Caching is a problem as well. You need your cache to live close to the actual user request to minimize latency, and that entails some level of replication if you’re running a global service. And then maintaining this whole thing is always a nightmare. So that is to say that this architecture, it works, but it definitely is a big lift in order to support.
So we looked into different architectures and we’ve started to settle on something which Mike will explain more called a feature platform. This essentially combines the processing and the future storage steps into one more comprehensive platform that can be maintained independently. And I’ll turn it over to Mike now to explain what a feature platform is.

Mike:
Cool, thank you. So just to kind of recap the problems we were just looking at, this is a technical problem. It’s really hard, really high scale. It’s also an organizational problem.
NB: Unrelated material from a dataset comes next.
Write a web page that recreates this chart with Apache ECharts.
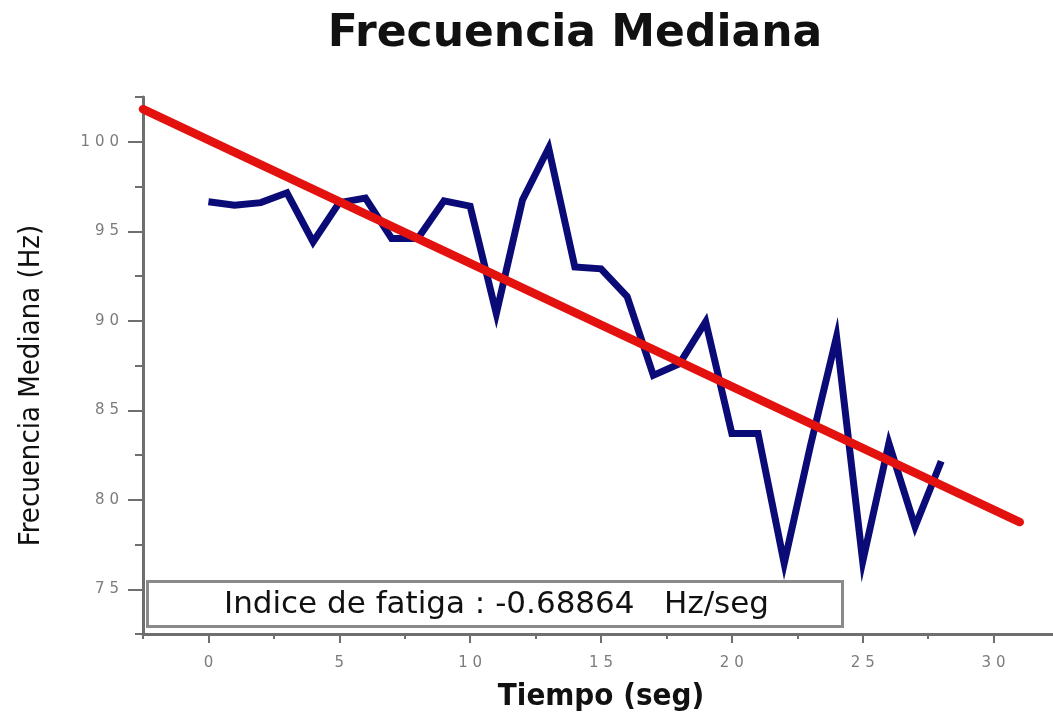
<!DOCTYPE html>
<html>
<head>
<meta charset="utf-8">
<title>Frecuencia Mediana</title>
<script src="https://cdn.jsdelivr.net/npm/echarts@6/dist/echarts.min.js"></script>
<style>
  html, body { margin: 0; padding: 0; background: #ffffff; }
  #chart { width: 1053px; height: 721px; }
</style>
</head>
<body>
<div id="chart"></div>
<script>
// Median frequency per second of recording
const tiempo = [0, 1, 2, 3, 4, 5, 6, 7, 8, 9, 10, 11, 12, 13, 14, 15, 16, 17, 18, 19, 20, 21, 22, 23, 24, 25, 26, 27, 28];
const frecuencia = [96.65, 96.45, 96.6, 97.15, 94.4, 96.6, 96.85, 94.6, 94.6, 96.7, 96.4, 90.4, 96.75, 99.65, 93.0, 92.9, 91.35, 86.95, 87.6, 89.95, 83.7, 83.7, 76.45, 83.0, 89.1, 76.55, 83.15, 78.5, 82.15];

// Linear fit: slope is the fatigue index
const pendiente = -0.68864;
const intercepto = 100.1;
const ajusteDesde = -2.5;
const ajusteHasta = 31;

// Axis ranges and tick values
const rangoX = [-2.5, 32.5];
const rangoY = [72.5, 102.5];
const pasoMenor = 2.5;
const marcasX = [0, 5, 10, 15, 20, 25, 30];
const marcasY = [75, 80, 85, 90, 95, 100];

const serieMedida = tiempo.map((t, i) => [t, frecuencia[i]]);
const serieAjuste = [ajusteDesde, ajusteHasta].map(t => [t, intercepto + pendiente * t]);

const chart = echarts.init(document.getElementById('chart'), null, { renderer: 'canvas' });

const axisGray = '#6e6e6e';
const labelGray = '#7c7c7c';
const condensed = 'DejaVu Sans Condensed, DejaVu Sans, sans-serif';

// spaced-out digits for tick labels
const espaciado = v => String(Math.round(v)).split('').join('\u2004');

const grid = { left: 143, top: 97, width: 916, height: 537, outerBoundsMode: 'none', containLabel: false };

function ejeBase(rango, extra) {
  return Object.assign({
    type: 'value',
    min: rango[0],
    max: rango[1],
    interval: pasoMenor,
    splitLine: { show: false }
  }, extra);
}

chart.setOption({
  animation: false,
  backgroundColor: '#ffffff',
  title: {
    text: 'Frecuencia Mediana',
    left: 570,
    top: 8,
    textAlign: 'center',
    textStyle: {
      fontFamily: 'DejaVu Sans',
      fontWeight: 'bold',
      fontSize: 44,
      color: '#111111'
    }
  },
  grid: grid,
  xAxis: [
    ejeBase(rangoX, {
      name: 'Tiempo (seg)',
      nameLocation: 'middle',
      nameGap: 47,
      nameTextStyle: {
        fontFamily: condensed,
        fontWeight: 'bold',
        fontSize: 31,
        color: '#111111'
      },
      axisLine: { show: true, onZero: false, lineStyle: { color: axisGray, width: 3 } },
      axisTick: { show: true, inside: false, length: 5, lineStyle: { color: axisGray, width: 2 } },
      axisLabel: {
        customValues: marcasX,
        formatter: espaciado,
        margin: 22,
        color: labelGray,
        fontFamily: 'DejaVu Sans',
        fontSize: 15
      }
    }),
    ejeBase(rangoX, {
      position: 'bottom',
      axisLine: { show: false, onZero: false },
      axisTick: { show: true, inside: false, customValues: marcasX, length: 9, lineStyle: { color: axisGray, width: 2 } },
      axisLabel: { show: false }
    })
  ],
  yAxis: [
    ejeBase(rangoY, {
      name: 'Frecuencia Mediana (Hz)',
      nameLocation: 'middle',
      nameGap: 97,
      nameRotate: 90,
      nameTextStyle: {
        fontFamily: condensed,
        fontSize: 29,
        color: '#111111',
        padding: [0, 40, 0, 0]
      },
      axisLine: { show: true, onZero: false, lineStyle: { color: axisGray, width: 3 } },
      axisTick: { show: true, inside: false, length: 8, lineStyle: { color: axisGray, width: 2 } },
      axisLabel: {
        customValues: marcasY,
        formatter: espaciado,
        margin: 24,
        color: labelGray,
        fontFamily: 'DejaVu Sans',
        fontSize: 15
      }
    }),
    ejeBase(rangoY, {
      position: 'left',
      axisLine: { show: false, onZero: false },
      axisTick: { show: true, inside: false, customValues: marcasY, length: 15, lineStyle: { color: axisGray, width: 2 } },
      axisLabel: { show: false }
    })
  ],
  series: [
    {
      name: 'Frecuencia mediana',
      type: 'line',
      data: serieMedida,
      symbol: 'none',
      z: 2,
      lineStyle: { color: '#0b0b78', width: 7, join: 'miter', miterLimit: 10 }
    },
    {
      name: 'Ajuste lineal',
      type: 'line',
      data: serieAjuste,
      symbol: 'none',
      z: 3,
      lineStyle: { color: '#e3120f', width: 8.5, cap: 'round' }
    }
  ],
  graphic: [
    {
      type: 'group',
      left: 146,
      top: 580,
      children: [
        {
          type: 'rect',
          shape: { x: 0, y: 0, width: 695, height: 45 },
          style: { fill: '#ffffff', stroke: '#8a8a8a', lineWidth: 3 }
        },
        {
          type: 'text',
          x: 349,
          y: 23,
          style: {
            text: 'Indice de fatiga : ' + pendiente.toFixed(5) + '   Hz/seg',
            align: 'center',
            verticalAlign: 'middle',
            fontFamily: 'DejaVu Sans',
            fontSize: 31,
            fill: '#111111'
          }
        }
      ]
    }
  ]
});
</script>
</body>
</html>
And so what we’re trying to figure out is how can Mike’s team not have to have a lot of full-time people dedicated to solving these data pipeline and data management problems for their realtime machine learning use cases.
So what is the feature platform? Well, I’ll start with how you use it. So the feature platform powers the data flows in the ML application and what does it look like from someone on Mike’s team’s perspective?
First, they just define their features and we’ll look at how that’s done. But then the feature platform orchestrates all of the data flows that are related to that machine learning application. So think of things like backfilling that feature data so that you can generate historical training data sets, generating point in time, accurate training data sets for when we’re building machine learning models, constantly computing fresh feature values as new data arrives, as new interactions happen in the product. And also serving those features in real time to allow the product to use those for real time predictions.
And then logging everything that we see that’s related to features, labels, predictions from the product back into this central system to allow for efficient training data set updates. Everything we see, if someone’s taking a certain action that might become a feature we need to update features based on that. And then monitoring all of this stuff for drift for data quality and a lot of operational concerns as well, making sure it’s actually running at the right speed in production. So all of these data flows, these are things that someone like an engineer on Mike’s team would have to be fully on top of building, managing, and designing for every single data application, every single ML application.
So with that handled, their modelers can actually just get straight to after defining those features, get straight to training models and deploying them into production and making predictions with them. So what does this look like? So the feature platform, it’s all about making it very easy for the modeling team or the engineers that support them to have a very simple way to define their features. So a single declarative feature definition file, which is just a Python file as you can see on the left side here in this case, a sequel feature that’s being defined. And then the user asked to define a little bit of metadata that tells the system what to do, what kind of feature this is. Is this a feature, a realtime feature? Who owns this feature? Stuff like that. How should it be backfilled, for example. And then what Tecton does, the feature platform does is takes that feature definition and essentially compiles it to a plan of all of the infrastructure needed to operationalize the different data flows for this feature.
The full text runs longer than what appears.